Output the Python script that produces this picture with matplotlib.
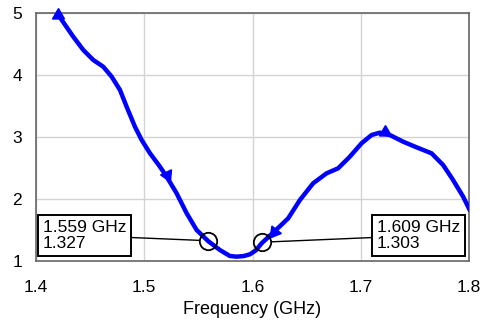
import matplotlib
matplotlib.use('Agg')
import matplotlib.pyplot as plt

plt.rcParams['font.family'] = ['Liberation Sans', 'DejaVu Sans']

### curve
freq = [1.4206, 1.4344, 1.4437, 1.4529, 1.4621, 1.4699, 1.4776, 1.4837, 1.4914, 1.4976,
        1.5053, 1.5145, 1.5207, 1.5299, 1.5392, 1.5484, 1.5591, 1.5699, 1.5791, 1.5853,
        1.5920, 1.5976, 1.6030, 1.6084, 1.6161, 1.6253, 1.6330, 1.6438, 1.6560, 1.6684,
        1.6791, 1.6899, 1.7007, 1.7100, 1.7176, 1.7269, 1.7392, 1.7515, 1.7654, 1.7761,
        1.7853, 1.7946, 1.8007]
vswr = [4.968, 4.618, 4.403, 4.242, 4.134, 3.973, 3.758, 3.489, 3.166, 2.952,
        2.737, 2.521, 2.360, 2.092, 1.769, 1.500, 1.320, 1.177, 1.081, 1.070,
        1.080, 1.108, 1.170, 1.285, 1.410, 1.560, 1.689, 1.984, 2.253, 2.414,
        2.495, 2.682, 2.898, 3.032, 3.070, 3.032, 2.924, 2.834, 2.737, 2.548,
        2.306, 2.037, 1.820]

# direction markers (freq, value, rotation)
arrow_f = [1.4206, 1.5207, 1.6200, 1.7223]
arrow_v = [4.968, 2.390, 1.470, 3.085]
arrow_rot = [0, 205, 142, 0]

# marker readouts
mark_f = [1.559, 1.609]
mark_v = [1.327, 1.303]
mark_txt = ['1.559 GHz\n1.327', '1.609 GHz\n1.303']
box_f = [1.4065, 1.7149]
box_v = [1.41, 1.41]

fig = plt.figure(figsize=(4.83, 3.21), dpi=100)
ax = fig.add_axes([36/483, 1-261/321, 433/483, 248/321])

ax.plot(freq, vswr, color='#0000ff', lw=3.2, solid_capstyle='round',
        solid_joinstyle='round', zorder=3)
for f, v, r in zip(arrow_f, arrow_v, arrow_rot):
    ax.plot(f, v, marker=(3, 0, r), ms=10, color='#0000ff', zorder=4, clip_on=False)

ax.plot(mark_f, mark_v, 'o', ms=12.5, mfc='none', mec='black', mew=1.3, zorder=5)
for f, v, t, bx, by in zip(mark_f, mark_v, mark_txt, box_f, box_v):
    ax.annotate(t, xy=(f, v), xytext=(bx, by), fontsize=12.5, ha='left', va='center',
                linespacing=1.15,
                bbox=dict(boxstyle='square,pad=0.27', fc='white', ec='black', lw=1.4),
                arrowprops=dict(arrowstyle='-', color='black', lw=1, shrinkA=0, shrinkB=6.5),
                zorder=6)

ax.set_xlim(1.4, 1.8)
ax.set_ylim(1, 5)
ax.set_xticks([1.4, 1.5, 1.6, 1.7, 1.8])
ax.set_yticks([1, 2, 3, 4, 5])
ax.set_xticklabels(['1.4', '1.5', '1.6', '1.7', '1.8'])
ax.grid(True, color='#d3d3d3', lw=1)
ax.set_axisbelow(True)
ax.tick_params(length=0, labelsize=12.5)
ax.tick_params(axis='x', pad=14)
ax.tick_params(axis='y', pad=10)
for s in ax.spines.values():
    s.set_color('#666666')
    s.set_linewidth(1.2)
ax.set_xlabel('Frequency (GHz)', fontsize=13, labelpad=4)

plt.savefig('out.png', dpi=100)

----

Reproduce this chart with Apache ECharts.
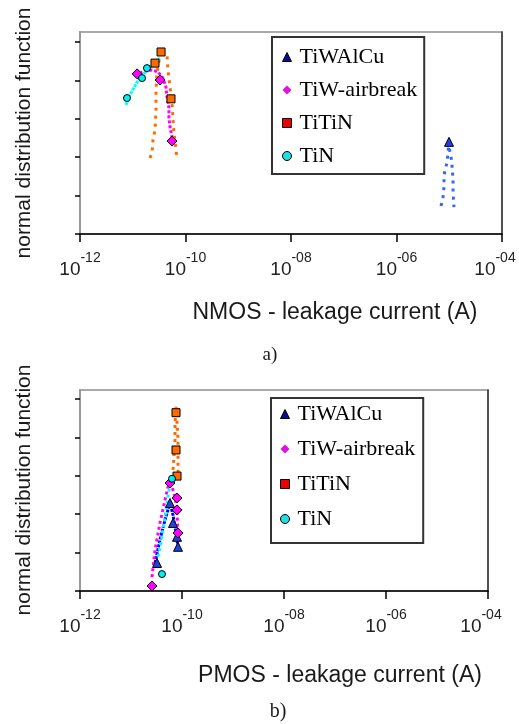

----

THE PROBLEM: Look for the word "with" in every line of the listing and copy the lines that have it.

RESULT BELOW:
Output the Python script that produces this picture with matplotlib.
Reproduce this chart with Apache ECharts.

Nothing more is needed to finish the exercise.